Trained Immunity and HIV Infection

Document Type

Journal Article

Publication Date



Frontiers in immunology






HIV-1; Nef; co-morbidities; exosomes; inflammation; lipid rafts; trained immunity


Findings that certain infections induce immunity not only against the causing agent, but also against an unrelated pathogen have intrigued investigators for many years. Recently, underlying mechanisms of this phenomenon have started to come to light. It was found that the key cells responsible for heterologous protection are innate immune cells such as natural killer cells (NKs), dendritic cells, and monocytes/macrophages.
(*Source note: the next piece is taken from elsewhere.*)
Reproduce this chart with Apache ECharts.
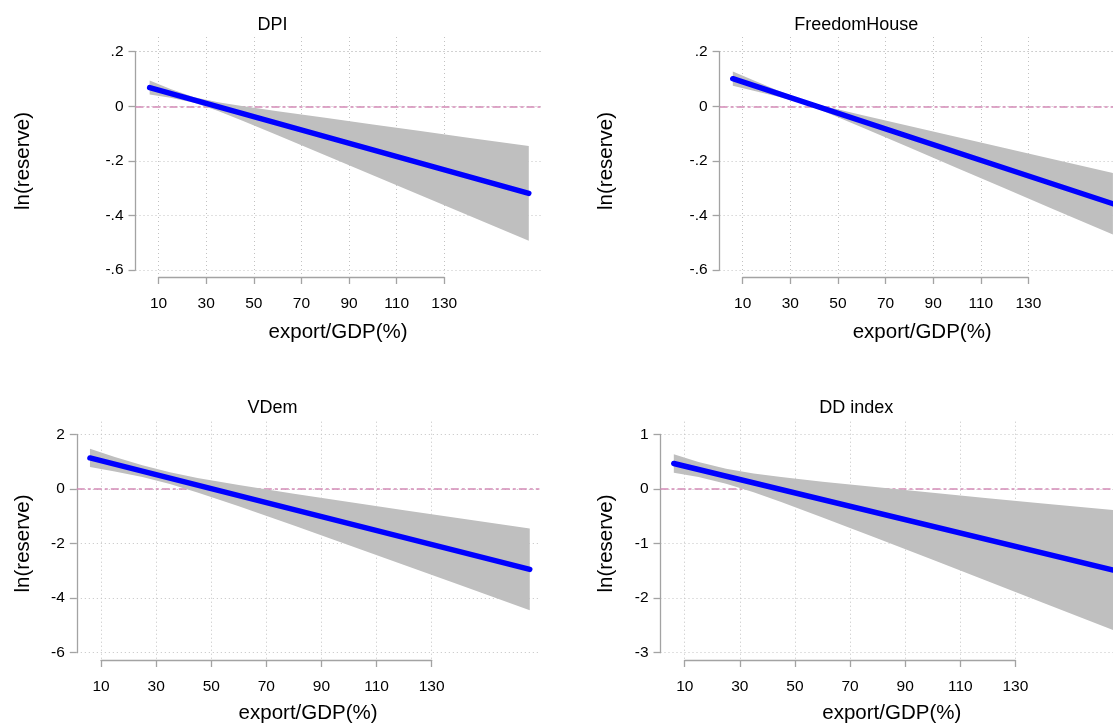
<!DOCTYPE html>
<html><head><meta charset="utf-8">
<script src="https://cdn.jsdelivr.net/npm/echarts@6/dist/echarts.min.js"></script>
<style>html,body{margin:0;padding:0;background:#fff}#c{width:1113px;height:724px}</style>
</head><body><div id="c"></div>
<script>
// ---------- data ----------
const panelTitles = ['DPI', 'FreedomHouse', 'VDem', 'DD index'];
const xAxisTitle = 'export/GDP(%)';
const yAxisTitle = 'ln(reserve)';
const xTickLabels = ['10', '30', '50', '70', '90', '110', '130'];

const yTicksDPI = [-0.6, -0.4, -0.2, 0, 0.2];
const yTickLabelsDPI = ['-.6', '-.4', '-.2', '0', '.2'];
const yTicksFH = [-0.6, -0.4, -0.2, 0, 0.2];
const yTickLabelsFH = ['-.6', '-.4', '-.2', '0', '.2'];
const yTicksVDem = [-6, -4, -2, 0, 2];
const yTickLabelsVDem = ['-6', '-4', '-2', '0', '2'];
const yTicksDD = [-3, -2, -1, 0, 1];
const yTickLabelsDD = ['-3', '-2', '-1', '0', '1'];

// fitted line end points
const dpiLineX = [6.25, 165.5];
const dpiLineY = [0.0687, -0.3191];
const fhLineX = [5.85, 165.5];
const fhLineY = [0.101, -0.3572];
const vdemLineX = [5.98, 165.6];
const vdemLineY = [1.134, -2.9475];
const ddLineX = [6.03, 165.5];
const ddLineY = [0.465, -1.4869];

// confidence bands
const dpiBandX = [6.25, 15, 25, 35, 45, 60, 80, 100, 120, 140, 165.5];
const dpiBandUpper = [0.094, 0.0633, 0.033, 0.0146, 0.0009, -0.0179, -0.0423, -0.0666, -0.0908, -0.1149, -0.1456];
const dpiBandLower = [0.0435, 0.0315, 0.013, -0.0172, -0.0523, -0.1065, -0.1795, -0.2526, -0.3258, -0.3991, -0.4926];

const fhBandX = [5.85, 15, 25, 35, 45, 60, 80, 100, 120, 140, 165.5];
const fhBandUpper = [0.127, 0.0931, 0.0567, 0.0236, -0.0007, -0.0319, -0.0723, -0.1126, -0.1528, -0.1929, -0.2441];
const fhBandLower = [0.075, 0.0563, 0.0353, 0.011, -0.0221, -0.0769, -0.1513, -0.2258, -0.3004, -0.3751, -0.4703];

const vdemBandX = [5.98, 15, 25, 35, 45, 60, 80, 100, 120, 140, 165.6];
const vdemBandUpper = [1.469, 1.168, 0.864, 0.608, 0.401, 0.141, -0.175, -0.478, -0.778, -1.075, -1.454];
const vdemBandLower = [0.799, 0.638, 0.432, 0.176, -0.129, -0.636, -1.343, -2.062, -2.785, -3.511, -4.442];

const ddBandX = [6.03, 15, 25, 35, 45, 60, 80, 100, 120, 140, 165.5];
const ddBandUpper = [0.633, 0.492, 0.369, 0.283, 0.217, 0.132, 0.028, -0.072, -0.170, -0.266, -0.389];
const ddBandLower = [0.297, 0.219, 0.096, -0.063, -0.241, -0.523, -0.909, -1.299, -1.691, -2.084, -2.585];

// ---------- layout ----------
const FONT = '"Liberation Sans", Arial, Helvetica, sans-serif';
const rows = [
  {plotTop: 37, plotBottom: 277, tickTop: 51.7, tickBottom: 270, axisY: 282, titleY: 25, xNameY: 332, yNameY: 161},
  {plotTop: 421.7, plotBottom: 660, tickTop: 434.3, tickBottom: 652.7, axisY: 665.7, titleY: 408, xNameY: 713, yNameY: 543.5}
];
const panels = [
  {row: 0, plotLeft: 135.5, plotWidth: 405.2, xMin: 0.3, xMax: 170.5, titleX: 272.5, yNameX: 23,
   yTicks: yTicksDPI, yLabels: yTickLabelsDPI, bx: dpiBandX, bu: dpiBandUpper, bl: dpiBandLower, lx: dpiLineX, ly: dpiLineY},
  {row: 0, plotLeft: 719.6, plotWidth: 405.2, xMin: 0.3, xMax: 170.5, titleX: 856.3, yNameX: 606,
   yTicks: yTicksFH, yLabels: yTickLabelsFH, bx: fhBandX, bu: fhBandUpper, bl: fhBandLower, lx: fhLineX, ly: fhLineY},
  {row: 1, plotLeft: 76.8, plotWidth: 462.6, xMin: 1.2, xMax: 169.1, titleX: 272.5, yNameX: 23,
   yTicks: yTicksVDem, yLabels: yTickLabelsVDem, bx: vdemBandX, bu: vdemBandUpper, bl: vdemBandLower, lx: vdemLineX, ly: vdemLineY},
  {row: 1, plotLeft: 660.5, plotWidth: 462.6, xMin: 1.2, xMax: 169.1, titleX: 856.3, yNameX: 606,
   yTicks: yTicksDD, yLabels: yTickLabelsDD, bx: ddBandX, bu: ddBandUpper, bl: ddBandLower, lx: ddLineX, ly: ddLineY}
];

const AXIS_COLOR = '#a3a3a3';
const GRID_COLOR = '#c2c2c2';
const gridLineStyle = {color: GRID_COLOR, width: 1, type: [1, 3]};

const grid = [], xAxis = [], yAxis = [], series = [], graphic = [];

panels.forEach((p, i) => {
  const r = rows[p.row];
  const scale = p.plotWidth / (p.xMax - p.xMin);
  const tMin = 10, tMax = 130;
  // grid A : data + y axis
  grid.push({left: p.plotLeft, top: r.tickTop, width: p.plotWidth, height: r.tickBottom - r.tickTop,
             containLabel: false, outerBoundsMode: 'none'});
  // grid B : x axis + vertical grid lines
  grid.push({left: p.plotLeft + (tMin - p.xMin) * scale, top: r.plotTop, width: (tMax - tMin) * scale,
             height: r.plotBottom - r.plotTop, containLabel: false, outerBoundsMode: 'none'});
  const gA = 2 * i, gB = 2 * i + 1;
  const yt = p.yTicks;
  xAxis.push({gridIndex: gA, type: 'value', min: p.xMin, max: p.xMax, show: false});
  yAxis.push({gridIndex: gA, type: 'value', min: yt[0], max: yt[yt.length - 1], interval: yt[1] - yt[0],
    axisLine: {show: true, lineStyle: {color: AXIS_COLOR, width: 1.3}},
    axisTick: {show: true, inside: false, length: 7, lineStyle: {color: AXIS_COLOR, width: 1.3}},
    axisLabel: {show: true, margin: 12, color: '#000', fontSize: 15.5, fontFamily: FONT,
      showMinLabel: true, showMaxLabel: true,
      formatter: v => { const k = yt.findIndex(t => Math.abs(t - v) < 1e-9); return k >= 0 ? p.yLabels[k] : ''; }},
    splitLine: {show: true, lineStyle: gridLineStyle}});
  xAxis.push({gridIndex: gB, type: 'category', data: xTickLabels, boundaryGap: false, position: 'bottom',
    offset: r.axisY - r.plotBottom,
    axisLine: {show: true, lineStyle: {color: AXIS_COLOR, width: 1.3}},
    axisTick: {show: true, inside: false, length: 7, interval: 0, lineStyle: {color: AXIS_COLOR, width: 1.3}},
    axisLabel: {show: true, interval: 0, margin: 13.5, color: '#000', fontSize: 15.5, fontFamily: FONT},
    splitLine: {show: true, interval: 0, lineStyle: gridLineStyle}});
  yAxis.push({gridIndex: gB, type: 'value', show: false, min: 0, max: 1});

  const axisIdx = i * 2;
  series.push({
    type: 'custom', xAxisIndex: axisIdx, yAxisIndex: axisIdx, z: 2, silent: true,
    data: p.bx.map((x, k) => [x, p.bu[k], p.bl[k]]),
    encode: {x: 0, y: [1, 2]},
    renderItem: (params, api) => {
      if (params.dataIndex !== 0) return null;
      const pts = [];
      for (let k = 0; k < p.bx.length; k++) pts.push(api.coord([p.bx[k], p.bu[k]]));
      for (let k = p.bx.length - 1; k >= 0; k--) pts.push(api.coord([p.bx[k], p.bl[k]]));
      return {type: 'polygon', shape: {points: pts}, style: {fill: '#bfbfbf', stroke: null}};
    }
  });
  series.push({
    type: 'line', xAxisIndex: axisIdx, yAxisIndex: axisIdx, z: 3, silent: true,
    data: p.lx.map((x, k) => [x, p.ly[k]]), symbol: 'none', clip: false,
    lineStyle: {color: '#0000ff', width: 5.5, cap: 'round'},
    markLine: {silent: true, symbol: 'none', z: 1, animation: false, label: {show: false},
      lineStyle: {color: '#d38ab6', width: 1.5, type: [8, 3, 3, 3]},
      data: [{yAxis: 0}]}
  });

  graphic.push({type: 'text', x: p.titleX, y: r.titleY, silent: true,
    style: {text: panelTitles[i], fontSize: 18, fontFamily: FONT, fill: '#000', align: 'center', verticalAlign: 'middle'}});
  graphic.push({type: 'text', x: p.plotLeft + p.plotWidth / 2, y: r.xNameY, silent: true,
    style: {text: xAxisTitle, fontSize: 20.5, fontFamily: FONT, fill: '#000', align: 'center', verticalAlign: 'middle'}});
  graphic.push({type: 'text', x: p.yNameX, y: r.yNameY, rotation: Math.PI / 2, silent: true,
    style: {text: yAxisTitle, fontSize: 20.5, fontFamily: FONT, fill: '#000', align: 'center', verticalAlign: 'middle'}});
});

const chart = echarts.init(document.getElementById('c'), null, {renderer: 'canvas'});
chart.setOption({
  animation: false,
  backgroundColor: '#fff',
  grid, xAxis, yAxis, series, graphic
});
</script></body></html>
These cells are 'primed' by initial infection, allowing them to provide enhanced response to subsequent infection by the same or unrelated agent. This phenomenon of innate immune memory was termed 'trained immunity'. The proposed mechanism for trained immunity involves activation by the first stimulus of metabolic pathways that lead to epigenetic changes, which maintain the cell in a "trained" state, allowing enhanced responses to a subsequent stimulus. Innate immune memory can lead either to enhanced responses or to suppression of subsequent responses ('tolerance'), depending on the strength and length of the initial stimulation of the immune cells. In the context of HIV infection, innate memory induced by infection is not well understood. In this Hypothesis and Theory article, we discuss evidence for HIV-induced trained immunity in human monocytes, its possible mechanisms, and implications for HIV-associated co-morbidities.